■ **AIM OF THE TASK**
Return the whole listing, line for line, without the pictures in it.

/---

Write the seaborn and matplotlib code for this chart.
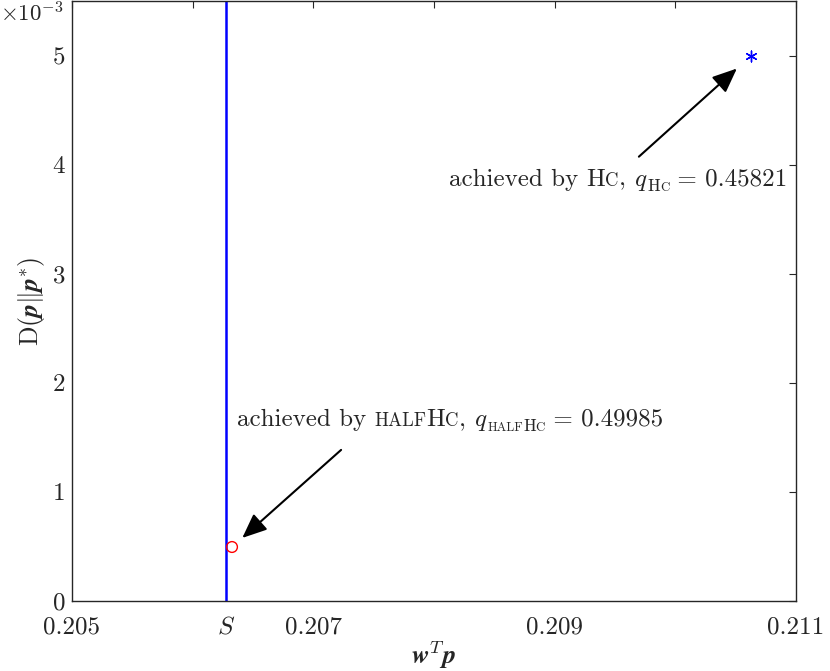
import matplotlib
matplotlib.use("Agg")
import matplotlib.pyplot as plt
import seaborn as sns
import pandas as pd
from matplotlib.transforms import IdentityTransform

# values
s_value = 0.20628
half_x = [0.206326]
half_y = [0.000495]
hc_x = [0.210626]
hc_y = [0.005]

xtick_pos = [0.205, 0.206, s_value, 0.207, 0.208, 0.209, 0.210, 0.211]
xtick_labels = ["0.205", "", "$S$", "0.207", "", "0.209", "", "0.211"]
ytick_pos = [0, 0.001, 0.002, 0.003, 0.004, 0.005]
ytick_labels = ["0", "1", "2", "3", "4", "5"]

arrow_half = ((0.207230, 0.001385), (0.206411, 0.000578))
arrow_hc = ((0.209698, 0.004073), (0.210510, 0.004881))
text_half_pos = (0.206367, 0.001606)
text_hc_pos = (0.208123, 0.003807)

sns.set_theme(style="white")
plt.rcParams["font.family"] = ["cmr10"]
plt.rcParams["mathtext.fontset"] = "cm"
plt.rcParams["axes.unicode_minus"] = False
plt.rcParams["axes.formatter.use_mathtext"] = True

ink = "#262626"

fig = plt.figure(figsize=(8.3, 6.71), dpi=100)
ax = fig.add_axes([72 / 830, 1 - 601 / 671, 724 / 830, 600 / 671])

ax.axvline(s_value, color="blue", lw=1.8, zorder=2)

sns.scatterplot(data=pd.DataFrame({"x": half_x, "y": half_y}), x="x", y="y", ax=ax,
                marker="o", s=60, facecolor="none", edgecolor="red", linewidth=1.0, zorder=3)
sns.scatterplot(data=pd.DataFrame({"x": hc_x, "y": hc_y}), x="x", y="y", ax=ax,
                marker=(6, 2, 0), s=60, color="blue", edgecolor="blue", linewidth=1.0, zorder=3)

ax.set_xlim(0.205, 0.211)
ax.set_ylim(0, 0.0055)
ax.set_xticks(xtick_pos)
ax.set_xticklabels(xtick_labels)
ax.set_yticks(ytick_pos)
ax.set_yticklabels(ytick_labels)
ax.tick_params(direction="in", top=True, right=True, length=5, width=0.8,
               labelsize=18, colors=ink)
ax.tick_params(axis="x", pad=11)
ax.tick_params(axis="y", pad=5)
for sp in ax.spines.values():
    sp.set_color(ink)
    sp.set_linewidth(1.0)

ax.set_xlabel(r"$\boldsymbol{w}^T\boldsymbol{p}$", fontsize=19, color=ink, labelpad=0)
ax.set_ylabel(r"$\mathrm{D}(\boldsymbol{p}\|\boldsymbol{p}^{*})$", fontsize=18.5, color=ink, labelpad=4)
ax.text(-0.012, 1.0, r"$\times 10^{-3}$", transform=ax.transAxes, ha="right", va="top",
        fontsize=16.5, color=ink)

for tail, head in [arrow_half, arrow_hc]:
    ax.annotate("", xy=head, xytext=tail,
                arrowprops=dict(arrowstyle="-|>,head_length=0.75,head_width=0.32",
                                mutation_scale=20, color="black", lw=1.5,
                                shrinkA=0, shrinkB=0))


def chain_text(x, y, pieces):
    # draw pieces one after another on a shared baseline (fake small caps)
    renderer = fig.canvas.get_renderer()
    px, py = ax.transData.transform((x, y))
    for txt, size, dy in pieces:
        t = fig.text(px, py + dy * fig.dpi / 72, txt, fontsize=size, color=ink,
                     ha="left", va="baseline", transform=IdentityTransform())
        px = t.get_window_extent(renderer).x1


big, sc, sub_big, sub_sc, drop = 18, 13.5, 12.2, 9.3, -3.8
chain_text(*text_half_pos, [
    ("achieved by", big, 0), (" ", big, 0),
    ("HALF", sc, 0), ("H", big, 0), ("C", sc, 0), (",", big, 0), (" ", big, 0),
    ("$q$", big, 0), ("HALF", sub_sc, drop), ("H", sub_big, drop), ("C", sub_sc, drop),
    (" = 0.49985", big, 0),
])
chain_text(*text_hc_pos, [
    ("achieved by", big, 0), (" ", big, 0),
    ("H", big, 0), ("C", sc, 0), (",", big, 0), (" ", big, 0),
    ("$q$", big, 0), ("H", sub_big, drop), ("C", sub_sc, drop),
    (" = 0.45821", big, 0),
])

plt.savefig("out.png", dpi=100)
plt.close()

\---

■ **RESULT FOR THIS TASK**
Write the seaborn and matplotlib code for this chart.
import matplotlib
matplotlib.use("Agg")
import matplotlib.pyplot as plt
import seaborn as sns
import pandas as pd
from matplotlib.transforms import IdentityTransform

# values
s_value = 0.20628
half_x = [0.206326]
half_y = [0.000495]
hc_x = [0.210626]
hc_y = [0.005]

xtick_pos = [0.205, 0.206, s_value, 0.207, 0.208, 0.209, 0.210, 0.211]
xtick_labels = ["0.205", "", "$S$", "0.207", "", "0.209", "", "0.211"]
ytick_pos = [0, 0.001, 0.002, 0.003, 0.004, 0.005]
ytick_labels = ["0", "1", "2", "3", "4", "5"]

arrow_half = ((0.207230, 0.001385), (0.206411, 0.000578))
arrow_hc = ((0.209698, 0.004073), (0.210510, 0.004881))
text_half_pos = (0.206367, 0.001606)
text_hc_pos = (0.208123, 0.003807)

sns.set_theme(style="white")
plt.rcParams["font.family"] = ["cmr10"]
plt.rcParams["mathtext.fontset"] = "cm"
plt.rcParams["axes.unicode_minus"] = False
plt.rcParams["axes.formatter.use_mathtext"] = True

ink = "#262626"

fig = plt.figure(figsize=(8.3, 6.71), dpi=100)
ax = fig.add_axes([72 / 830, 1 - 601 / 671, 724 / 830, 600 / 671])

ax.axvline(s_value, color="blue", lw=1.8, zorder=2)

sns.scatterplot(data=pd.DataFrame({"x": half_x, "y": half_y}), x="x", y="y", ax=ax,
                marker="o", s=60, facecolor="none", edgecolor="red", linewidth=1.0, zorder=3)
sns.scatterplot(data=pd.DataFrame({"x": hc_x, "y": hc_y}), x="x", y="y", ax=ax,
                marker=(6, 2, 0), s=60, color="blue", edgecolor="blue", linewidth=1.0, zorder=3)

ax.set_xlim(0.205, 0.211)
ax.set_ylim(0, 0.0055)
ax.set_xticks(xtick_pos)
ax.set_xticklabels(xtick_labels)
ax.set_yticks(ytick_pos)
ax.set_yticklabels(ytick_labels)
ax.tick_params(direction="in", top=True, right=True, length=5, width=0.8,
               labelsize=18, colors=ink)
ax.tick_params(axis="x", pad=11)
ax.tick_params(axis="y", pad=5)
for sp in ax.spines.values():
    sp.set_color(ink)
    sp.set_linewidth(1.0)

ax.set_xlabel(r"$\boldsymbol{w}^T\boldsymbol{p}$", fontsize=19, color=ink, labelpad=0)
ax.set_ylabel(r"$\mathrm{D}(\boldsymbol{p}\|\boldsymbol{p}^{*})$", fontsize=18.5, color=ink, labelpad=4)
ax.text(-0.012, 1.0, r"$\times 10^{-3}$", transform=ax.transAxes, ha="right", va="top",
        fontsize=16.5, color=ink)

for tail, head in [arrow_half, arrow_hc]:
    ax.annotate("", xy=head, xytext=tail,
                arrowprops=dict(arrowstyle="-|>,head_length=0.75,head_width=0.32",
                                mutation_scale=20, color="black", lw=1.5,
                                shrinkA=0, shrinkB=0))


def chain_text(x, y, pieces):
    # draw pieces one after another on a shared baseline (fake small caps)
    renderer = fig.canvas.get_renderer()
    px, py = ax.transData.transform((x, y))
    for txt, size, dy in pieces:
        t = fig.text(px, py + dy * fig.dpi / 72, txt, fontsize=size, color=ink,
                     ha="left", va="baseline", transform=IdentityTransform())
        px = t.get_window_extent(renderer).x1


big, sc, sub_big, sub_sc, drop = 18, 13.5, 12.2, 9.3, -3.8
chain_text(*text_half_pos, [
    ("achieved by", big, 0), (" ", big, 0),
    ("HALF", sc, 0), ("H", big, 0), ("C", sc, 0), (",", big, 0), (" ", big, 0),
    ("$q$", big, 0), ("HALF", sub_sc, drop), ("H", sub_big, drop), ("C", sub_sc, drop),
    (" = 0.49985", big, 0),
])
chain_text(*text_hc_pos, [
    ("achieved by", big, 0), (" ", big, 0),
    ("H", big, 0), ("C", sc, 0), (",", big, 0), (" ", big, 0),
    ("$q$", big, 0), ("H", sub_big, drop), ("C", sub_sc, drop),
    (" = 0.45821", big, 0),
])

plt.savefig("out.png", dpi=100)
plt.close()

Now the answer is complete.